───── COLLECTED MATERIAL

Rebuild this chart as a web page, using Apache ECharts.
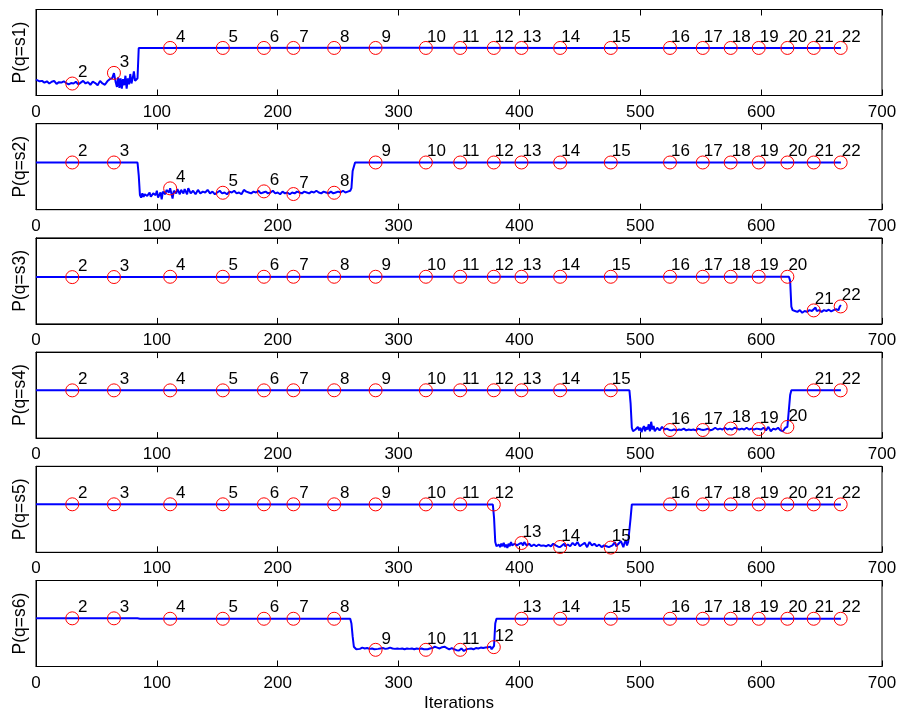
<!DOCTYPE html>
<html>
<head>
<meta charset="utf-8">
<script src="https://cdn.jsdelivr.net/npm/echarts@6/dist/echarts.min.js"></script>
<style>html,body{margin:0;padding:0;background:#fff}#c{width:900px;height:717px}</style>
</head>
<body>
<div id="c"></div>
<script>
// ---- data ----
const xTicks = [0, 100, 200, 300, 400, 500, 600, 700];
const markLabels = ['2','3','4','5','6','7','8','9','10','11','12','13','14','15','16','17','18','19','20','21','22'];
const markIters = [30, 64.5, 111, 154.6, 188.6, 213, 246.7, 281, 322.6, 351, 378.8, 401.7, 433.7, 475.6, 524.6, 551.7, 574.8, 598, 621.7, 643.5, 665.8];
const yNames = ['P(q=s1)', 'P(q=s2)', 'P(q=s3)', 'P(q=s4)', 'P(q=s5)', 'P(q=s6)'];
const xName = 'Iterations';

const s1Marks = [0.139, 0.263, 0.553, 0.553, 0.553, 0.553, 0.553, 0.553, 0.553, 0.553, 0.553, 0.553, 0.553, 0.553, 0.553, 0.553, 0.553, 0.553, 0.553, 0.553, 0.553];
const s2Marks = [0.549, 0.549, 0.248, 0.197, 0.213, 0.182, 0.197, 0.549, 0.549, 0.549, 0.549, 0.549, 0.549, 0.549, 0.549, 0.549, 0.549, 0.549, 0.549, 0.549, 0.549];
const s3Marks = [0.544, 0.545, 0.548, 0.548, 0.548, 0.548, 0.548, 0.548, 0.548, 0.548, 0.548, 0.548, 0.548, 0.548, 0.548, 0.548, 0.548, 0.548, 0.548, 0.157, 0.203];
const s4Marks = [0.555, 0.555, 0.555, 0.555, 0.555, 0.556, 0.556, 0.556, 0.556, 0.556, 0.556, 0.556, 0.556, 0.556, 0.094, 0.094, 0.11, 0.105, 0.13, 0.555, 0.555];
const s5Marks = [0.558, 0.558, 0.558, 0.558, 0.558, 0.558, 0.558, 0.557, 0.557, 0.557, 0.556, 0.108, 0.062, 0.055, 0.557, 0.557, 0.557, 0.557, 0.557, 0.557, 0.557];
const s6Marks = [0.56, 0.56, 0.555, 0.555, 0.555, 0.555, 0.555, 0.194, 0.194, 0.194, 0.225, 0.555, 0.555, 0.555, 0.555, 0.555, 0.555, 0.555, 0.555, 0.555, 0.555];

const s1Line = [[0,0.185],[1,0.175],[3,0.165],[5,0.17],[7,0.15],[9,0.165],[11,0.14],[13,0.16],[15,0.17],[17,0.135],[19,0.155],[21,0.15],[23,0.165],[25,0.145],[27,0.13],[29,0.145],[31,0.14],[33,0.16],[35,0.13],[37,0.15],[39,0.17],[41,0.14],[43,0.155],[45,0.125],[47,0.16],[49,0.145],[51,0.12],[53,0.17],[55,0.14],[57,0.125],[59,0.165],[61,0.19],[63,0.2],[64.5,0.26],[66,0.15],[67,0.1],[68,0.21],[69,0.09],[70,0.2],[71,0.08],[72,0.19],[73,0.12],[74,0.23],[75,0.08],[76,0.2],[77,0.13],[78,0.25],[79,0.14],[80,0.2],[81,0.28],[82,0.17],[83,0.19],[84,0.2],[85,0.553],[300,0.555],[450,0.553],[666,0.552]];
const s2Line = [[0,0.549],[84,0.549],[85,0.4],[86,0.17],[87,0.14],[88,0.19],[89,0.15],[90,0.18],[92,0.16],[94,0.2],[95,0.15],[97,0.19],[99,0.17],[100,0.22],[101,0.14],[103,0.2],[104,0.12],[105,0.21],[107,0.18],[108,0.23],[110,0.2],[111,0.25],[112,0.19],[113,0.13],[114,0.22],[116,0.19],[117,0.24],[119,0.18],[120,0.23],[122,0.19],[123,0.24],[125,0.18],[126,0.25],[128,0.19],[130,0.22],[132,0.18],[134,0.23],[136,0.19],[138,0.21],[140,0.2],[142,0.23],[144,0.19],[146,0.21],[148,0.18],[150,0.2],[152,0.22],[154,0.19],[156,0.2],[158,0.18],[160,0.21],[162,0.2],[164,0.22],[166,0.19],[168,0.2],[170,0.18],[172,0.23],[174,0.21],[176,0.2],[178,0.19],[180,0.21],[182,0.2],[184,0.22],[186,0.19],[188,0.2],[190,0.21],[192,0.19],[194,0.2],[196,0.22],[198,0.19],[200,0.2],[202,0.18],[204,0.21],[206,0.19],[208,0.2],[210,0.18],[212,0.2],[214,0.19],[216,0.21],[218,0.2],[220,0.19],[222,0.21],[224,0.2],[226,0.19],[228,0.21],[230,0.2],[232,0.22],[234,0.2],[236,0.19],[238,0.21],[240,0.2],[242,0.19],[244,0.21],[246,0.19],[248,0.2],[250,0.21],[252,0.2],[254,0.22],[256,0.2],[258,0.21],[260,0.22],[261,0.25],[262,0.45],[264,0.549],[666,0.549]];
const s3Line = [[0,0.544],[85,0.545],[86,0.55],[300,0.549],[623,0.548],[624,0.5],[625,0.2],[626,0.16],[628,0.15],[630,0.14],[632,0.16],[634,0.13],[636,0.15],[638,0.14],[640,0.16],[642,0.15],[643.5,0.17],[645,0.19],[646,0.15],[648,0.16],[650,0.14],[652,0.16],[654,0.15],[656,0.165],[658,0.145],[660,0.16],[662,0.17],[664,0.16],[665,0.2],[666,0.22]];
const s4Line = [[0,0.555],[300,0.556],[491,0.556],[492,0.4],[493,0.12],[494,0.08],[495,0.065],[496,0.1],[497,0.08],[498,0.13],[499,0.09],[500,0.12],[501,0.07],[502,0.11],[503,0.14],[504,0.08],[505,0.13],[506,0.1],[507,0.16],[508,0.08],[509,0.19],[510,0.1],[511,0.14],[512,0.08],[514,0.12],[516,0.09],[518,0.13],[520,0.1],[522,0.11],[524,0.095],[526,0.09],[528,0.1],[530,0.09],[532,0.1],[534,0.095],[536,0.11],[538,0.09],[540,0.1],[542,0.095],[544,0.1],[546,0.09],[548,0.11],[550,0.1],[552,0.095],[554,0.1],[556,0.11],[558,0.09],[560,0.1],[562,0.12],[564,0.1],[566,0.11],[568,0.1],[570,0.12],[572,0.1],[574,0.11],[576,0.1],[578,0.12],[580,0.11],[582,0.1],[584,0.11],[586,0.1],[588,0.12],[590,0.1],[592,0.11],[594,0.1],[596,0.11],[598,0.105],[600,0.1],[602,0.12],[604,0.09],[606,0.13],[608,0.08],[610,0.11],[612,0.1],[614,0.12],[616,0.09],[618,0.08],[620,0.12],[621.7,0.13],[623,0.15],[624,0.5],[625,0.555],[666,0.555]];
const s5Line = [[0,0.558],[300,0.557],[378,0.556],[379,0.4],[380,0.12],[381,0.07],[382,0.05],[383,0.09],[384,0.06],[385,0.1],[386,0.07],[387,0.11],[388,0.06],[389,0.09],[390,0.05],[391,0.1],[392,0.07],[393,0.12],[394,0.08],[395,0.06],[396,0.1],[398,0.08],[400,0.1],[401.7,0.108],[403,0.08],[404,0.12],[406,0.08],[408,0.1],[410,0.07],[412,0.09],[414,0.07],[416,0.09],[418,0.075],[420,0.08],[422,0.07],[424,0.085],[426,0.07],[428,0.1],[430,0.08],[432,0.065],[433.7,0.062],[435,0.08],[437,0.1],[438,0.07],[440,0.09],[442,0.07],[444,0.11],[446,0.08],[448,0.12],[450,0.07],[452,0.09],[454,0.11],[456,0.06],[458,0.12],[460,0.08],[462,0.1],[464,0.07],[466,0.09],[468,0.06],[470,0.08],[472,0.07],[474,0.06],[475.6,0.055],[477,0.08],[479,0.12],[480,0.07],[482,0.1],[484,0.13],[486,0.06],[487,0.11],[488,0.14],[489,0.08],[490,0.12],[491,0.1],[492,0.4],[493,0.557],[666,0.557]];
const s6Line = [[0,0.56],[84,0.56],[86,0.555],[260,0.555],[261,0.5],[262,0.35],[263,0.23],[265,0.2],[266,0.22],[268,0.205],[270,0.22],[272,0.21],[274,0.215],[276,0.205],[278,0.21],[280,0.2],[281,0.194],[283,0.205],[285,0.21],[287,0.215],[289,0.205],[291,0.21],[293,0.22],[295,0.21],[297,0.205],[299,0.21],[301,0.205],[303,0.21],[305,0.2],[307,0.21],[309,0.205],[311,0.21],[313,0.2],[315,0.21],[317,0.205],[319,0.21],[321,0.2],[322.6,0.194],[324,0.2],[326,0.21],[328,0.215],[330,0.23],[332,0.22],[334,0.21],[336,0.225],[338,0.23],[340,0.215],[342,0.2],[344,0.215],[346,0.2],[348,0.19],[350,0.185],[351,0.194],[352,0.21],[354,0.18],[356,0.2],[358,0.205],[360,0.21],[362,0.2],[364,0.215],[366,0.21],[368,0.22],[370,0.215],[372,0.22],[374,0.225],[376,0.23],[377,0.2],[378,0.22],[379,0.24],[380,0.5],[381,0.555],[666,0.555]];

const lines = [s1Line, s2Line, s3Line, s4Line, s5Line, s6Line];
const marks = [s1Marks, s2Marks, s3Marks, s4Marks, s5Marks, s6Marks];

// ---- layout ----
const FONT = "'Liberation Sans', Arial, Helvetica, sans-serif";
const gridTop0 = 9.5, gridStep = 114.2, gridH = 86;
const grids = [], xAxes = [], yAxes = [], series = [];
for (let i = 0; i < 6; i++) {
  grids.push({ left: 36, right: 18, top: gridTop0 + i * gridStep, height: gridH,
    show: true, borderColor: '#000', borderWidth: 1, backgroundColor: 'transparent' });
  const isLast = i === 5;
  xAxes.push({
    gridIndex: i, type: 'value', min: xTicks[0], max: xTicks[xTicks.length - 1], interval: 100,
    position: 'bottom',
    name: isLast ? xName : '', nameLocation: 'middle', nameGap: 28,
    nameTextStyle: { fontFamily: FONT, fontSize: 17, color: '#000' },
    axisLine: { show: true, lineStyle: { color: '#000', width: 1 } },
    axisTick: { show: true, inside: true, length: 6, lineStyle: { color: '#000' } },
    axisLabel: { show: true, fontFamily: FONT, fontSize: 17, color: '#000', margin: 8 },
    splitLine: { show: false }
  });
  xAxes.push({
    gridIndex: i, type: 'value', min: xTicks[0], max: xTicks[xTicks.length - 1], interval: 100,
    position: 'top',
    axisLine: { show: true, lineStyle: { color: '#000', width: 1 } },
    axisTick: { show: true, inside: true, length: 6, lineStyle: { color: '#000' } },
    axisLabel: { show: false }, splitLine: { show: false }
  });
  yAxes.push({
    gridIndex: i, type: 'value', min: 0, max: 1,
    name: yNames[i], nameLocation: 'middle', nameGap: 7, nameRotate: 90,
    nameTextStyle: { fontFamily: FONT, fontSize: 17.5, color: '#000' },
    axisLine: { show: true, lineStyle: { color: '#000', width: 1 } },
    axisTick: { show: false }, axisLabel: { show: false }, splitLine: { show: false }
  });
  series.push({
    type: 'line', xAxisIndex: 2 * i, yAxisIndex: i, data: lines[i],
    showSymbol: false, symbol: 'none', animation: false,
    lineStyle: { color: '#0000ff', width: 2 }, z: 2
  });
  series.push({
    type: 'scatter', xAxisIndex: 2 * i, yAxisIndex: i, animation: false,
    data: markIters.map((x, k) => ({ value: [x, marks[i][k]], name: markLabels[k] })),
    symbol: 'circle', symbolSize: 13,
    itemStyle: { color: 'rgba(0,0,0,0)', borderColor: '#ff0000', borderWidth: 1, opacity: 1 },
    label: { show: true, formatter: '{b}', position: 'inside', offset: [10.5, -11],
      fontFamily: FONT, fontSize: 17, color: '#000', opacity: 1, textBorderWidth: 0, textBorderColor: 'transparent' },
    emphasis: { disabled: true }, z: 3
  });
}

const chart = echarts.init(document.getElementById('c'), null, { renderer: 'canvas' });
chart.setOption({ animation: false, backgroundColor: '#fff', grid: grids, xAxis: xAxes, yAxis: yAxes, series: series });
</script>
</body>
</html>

──────────

> **TASK TO CARRY OUT**
Exactly restate the lines from the beginning of the data through the line with "const xName = 'Iterations';", and no others, keeping pictures out.

> **COMPLETED TASK**
Rebuild this chart as a web page, using Apache ECharts.
<!DOCTYPE html>
<html>
<head>
<meta charset="utf-8">
<script src="https://cdn.jsdelivr.net/npm/echarts@6/dist/echarts.min.js"></script>
<style>html,body{margin:0;padding:0;background:#fff}#c{width:900px;height:717px}</style>
</head>
<body>
<div id="c"></div>
<script>
// ---- data ----
const xTicks = [0, 100, 200, 300, 400, 500, 600, 700];
const markLabels = ['2','3','4','5','6','7','8','9','10','11','12','13','14','15','16','17','18','19','20','21','22'];
const markIters = [30, 64.5, 111, 154.6, 188.6, 213, 246.7, 281, 322.6, 351, 378.8, 401.7, 433.7, 475.6, 524.6, 551.7, 574.8, 598, 621.7, 643.5, 665.8];
const yNames = ['P(q=s1)', 'P(q=s2)', 'P(q=s3)', 'P(q=s4)', 'P(q=s5)', 'P(q=s6)'];
const xName = 'Iterations';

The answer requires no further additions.